While the senator hasn't officially announced his support for this effort yet, a Rubio adviser tells CBSNews.com that anti-abortion rights groups have asked him to take the lead on this, and there may be an announcement on the matter when he returns from the Fourth of July holiday next week.
The legislation already passed last month in the Republican-led House of Representatives, but it never had a chance of going anywhere in the Democratic-led Senate. It still doesn't have a chance of going anywhere -- simply because Rubio introduces it doesn't mean Democratic leaders have to bring it to the floor.
Nevertheless, taking up the cause of the 20-week abortion ban should, as the Weekly Standard notes, "ease concerns" that conservative voters have about the potential 2016 presidential candidate. Rubio has taken serious heat from the right for his support of the Senate's comprehensive immigration reform bill, which includes a pathway to citizenship for the nation's 11 million undocumented immigrants.
Anti-abortion rights activists have pushed the 20-week abortion ban, pointing to a December 2012 Gallup poll showing that 64 percent of Americans oppose abortions in the second trimester.

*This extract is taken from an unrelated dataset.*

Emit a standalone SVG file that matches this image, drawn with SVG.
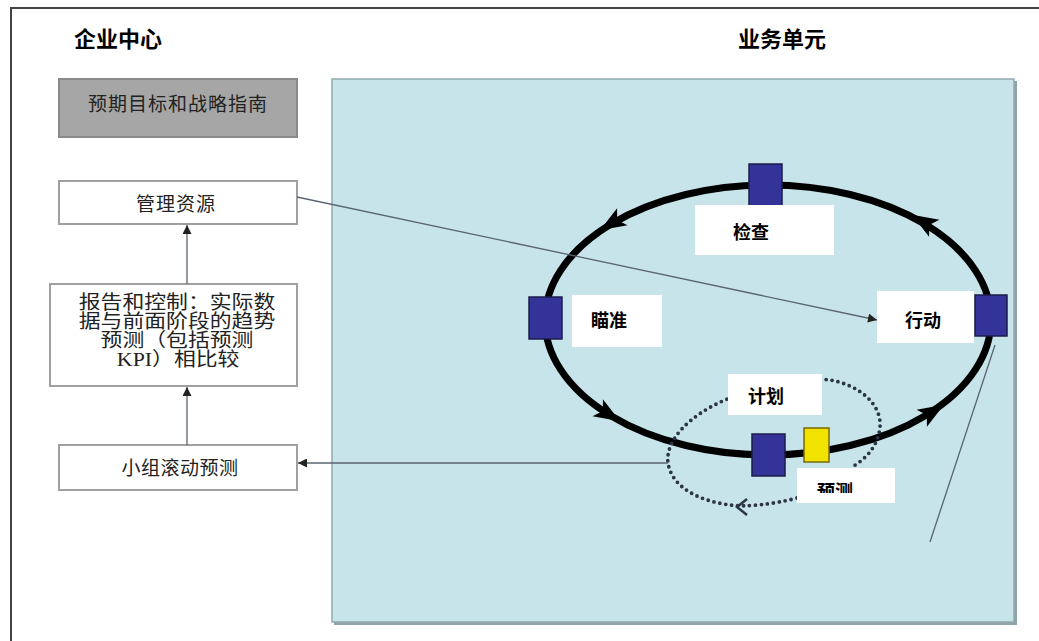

However, recent debate over the matter show that the issue is politically volatile, even in the red state of Texas. Efforts in Texas to pass a bill that (among other things) bans abortion after 20 weeks resulted in a protracted legislative battle, drawing thousands of pro-abortion rights activists out to the state capitol in protest. Meanwhile, at the federal level, conservatives have repeatedly drawn fire for making offensive remarks about women while pushing abortion legislation, leaving some in the Republican Party pleading for the GOP to stop talking about social issues.